Ein ganz junger Leutnant hatte seinen Ersten abgeschossen, wir waren sehr vergnügt und bereiteten uns für neue Kämpfe vor.

Ich hole meine versäumte Morgentoilette nach. Da kommt ein guter Freund – Leutnant Voß von der Jagdstaffel Boelcke – zu mir, um mich zu besuchen. Wir unterhalten uns. Voß hatte am Tage vorher seinen Dreiundzwanzigsten erledigt. Er stand also mir am nächsten und ist wohl zurzeit mein heftigster Konkurrent.

Wie er nach Hause fliegt, wollte ich ihn noch ein Stückchen begleiten. Wir machen einen Umweg über die Front. Das Wetter ist eigentlich sehr schlecht geworden, so daß wir nicht annehmen konnten, noch Weidmannsheil zu haben.

Unter uns geschlossene Wolken. Voß, dem die Gegend unbekannt war, fing es schon an, ungemütlich zu werden. Über Arras traf ich meinen Bruder, der gleichfalls bei meiner Staffel ist und sein Geschwader verloren hatte. Er schließt sich uns auch an. Er wußte ja, daß ich es bin (roter Vogel).

Da sehen wir von drüben ein Geschwader ankommen. Sofort zuckt es mir durch den Kopf: »Nummer Dreiunddreißig!« Trotzdem es neun Engländer waren und auf ihrem Gebiet, zogen sie es doch vor, den Kampf zu meiden. (Ich werde nächstens doch mal die Farbe wechseln müssen.) Aber wir holten sie doch ein. Schnelle Maschine ist eben die Hauptsache.

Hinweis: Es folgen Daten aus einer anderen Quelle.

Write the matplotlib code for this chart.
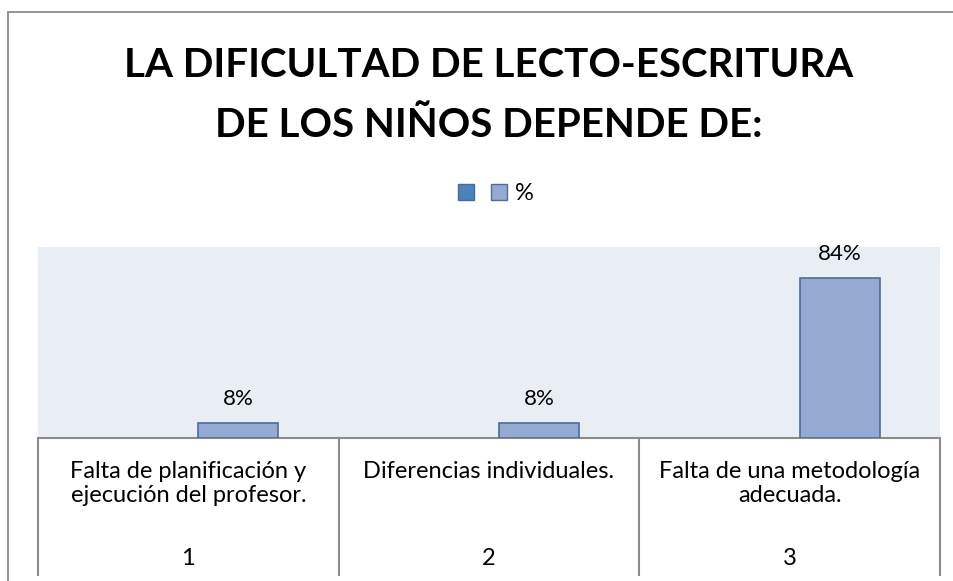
import matplotlib
matplotlib.use("Agg")
import matplotlib.pyplot as plt
from matplotlib import transforms
from matplotlib.patches import Patch, Rectangle

plt.rcParams['font.family'] = ['Lato', 'DejaVu Sans']

title_lines = ["LA DIFICULTAD DE LECTO-ESCRITURA", "DE LOS NIÑOS DEPENDE DE:"]
categories = ["Falta de planificación y\nejecución del profesor.",
              "Diferencias individuales.",
              "Falta de una metodología\nadecuada."]
cat_numbers = ["1", "2", "3"]
percent = [8, 8, 84]
value_labels = ["8%", "8%", "84%"]
legend_labels = ["", "%"]

W, H = 954, 581
fig = plt.figure(figsize=(W / 100, H / 100), dpi=100)


def fx(px):
    return px / W


def fy(py):
    return 1 - py / H


grey = "#8c8c8c"
dark_blue = "#4F81BD"
light_blue = "#95A9D1"
bar_edge = "#4A6E9E"

# chart frame (runs off the right and bottom edges)
fig.patches.append(Rectangle((fx(8), -0.2), 2, fy(12) + 0.2, transform=fig.transFigure,
                             fill=False, ec=grey, lw=1.3))

# title
for k, line in enumerate(title_lines):
    fig.text(fx(489), fy(77 + 60 * k), line, ha="center", va="baseline",
             fontsize=29, fontweight="bold")

ax = fig.add_axes([fx(38), fy(438), fx(940) - fx(38), fy(247) - fy(438)])
ax.set_facecolor("#E9EDF4")
ax.set_xlim(-0.5, 2.5)
ax.set_ylim(0, 100)
for side in ["top", "right", "left"]:
    ax.spines[side].set_visible(False)
ax.spines["bottom"].set_color(grey)
ax.spines["bottom"].set_linewidth(1.5)
ax.set_xticks([])
ax.set_yticks([])

x = range(len(percent))
xs = [i + 0.166 for i in x]
ax.bar(xs, percent, width=0.266, color=light_blue, edgecolor=bar_edge, lw=1.2, zorder=3)
for xi, v, lab in zip(xs, percent, value_labels):
    ax.annotate(lab, (xi, v), xytext=(0, 13), textcoords="offset points",
                ha="center", va="baseline", fontsize=16)

# category table under the axis
trans = transforms.blended_transform_factory(ax.transData, fig.transFigure)
for b in [-0.5, 0.5, 1.5, 2.5]:
    ax.plot([b, b], [fy(438), fy(575)], color=grey, lw=1.5, transform=trans, clip_on=False)
for i, (cat, num) in enumerate(zip(categories, cat_numbers)):
    for k, line in enumerate(cat.split("\n")):
        ax.text(i, fy(478 + 24 * k), line, transform=trans, ha="center", va="baseline",
                fontsize=17)
    ax.text(i, fy(565), num, transform=trans, ha="center", va="baseline", fontsize=17)

handles = [Patch(fc=dark_blue, ec="#3F6C9F"), Patch(fc=light_blue, ec=bar_edge)]
fig.legend(handles, legend_labels, ncol=2, frameon=False, loc="center",
           bbox_to_anchor=(fx(496), fy(194)), fontsize=17,
           handlelength=0.68, handleheight=0.68, handletextpad=0.35, columnspacing=0.38,
           borderpad=0, borderaxespad=0)

fig.savefig("out.png", dpi=100)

Ich bin dem Feind am nächsten und greife den hintersten an. Zu meinem größten Entzücken merke ich, daß er sich gleich in den Kampf mit mir einläßt, und mit noch viel größerem Vergnügen, daß ihn seine Kameraden im Stich lassen. Ich habe ihn also bald allein vor. Es ist wiederum derselbe Typ, mit dem ich es vormittags zu tun hatte. Er machte es mir nicht leicht. Er weiß, worauf es ankommt, und besonders aber: der Kerl schoß gut. Das konnte ich zu meinem Leidwesen nachher noch ziemlich genau feststellen. Der günstige Wind kommt mir zu Hilfe und treibt uns beide Kämpfenden über unsere Linien. Der Gegner merkt, daß die Sache doch nicht so einfach ist, wie er sich wohl gedacht hat, und verschwindet in einem Sturzflug in einer Wolke. Beinahe war es seine Rettung. Ich stoße hinter ihm her, komme unten heraus und – Anlauf muß eben der Mensch haben – ich sitze wie durch ein Wunder genau hinter ihm. Ich schieße, er schießt, aber kein greifbares Resultat. Da – endlich habe ich ihn getroffen. Ich merke es an dem weißen Benzindunst, der hinter seinem Apparat zurückbleibt. Er muß also landen, denn sein Motor bleibt stehen.

Er war aber doch ein hartnäckiger Bursche. Er mußte erkennen, daß er ausgespielt hatte. Schoß er nun noch weiter, so konnte ich ihn sofort totschießen, denn wir waren mittlerweile nur noch dreihundert Meter hoch. Aber der Kerl verteidigte sich genau wie der von heute morgen, bis er unten gelandet war. Nach seiner Landung flog ich nochmals über ihn hinweg in zehn Metern Höhe, um festzustellen, ob ich ihn totgeschossen hatte oder nicht. Was macht der Kerl? Er nimmt sein Maschinengewehr und zerschießt mir die ganze Maschine.

Voß sagte nachher zu mir, wenn ihm das passiert wäre, hätte er ihn nachträglich noch auf dem Boden totgeschossen. Eigentlich hätte ich es auch machen müssen, denn er hatte sich eben noch nicht ergeben. Er war übrigens einer von den wenigen Glücklichen, die am Leben geblieben sind.

Sehr vergnügt flog ich nach Hause und konnte meinen Dreiunddreißigsten feiern.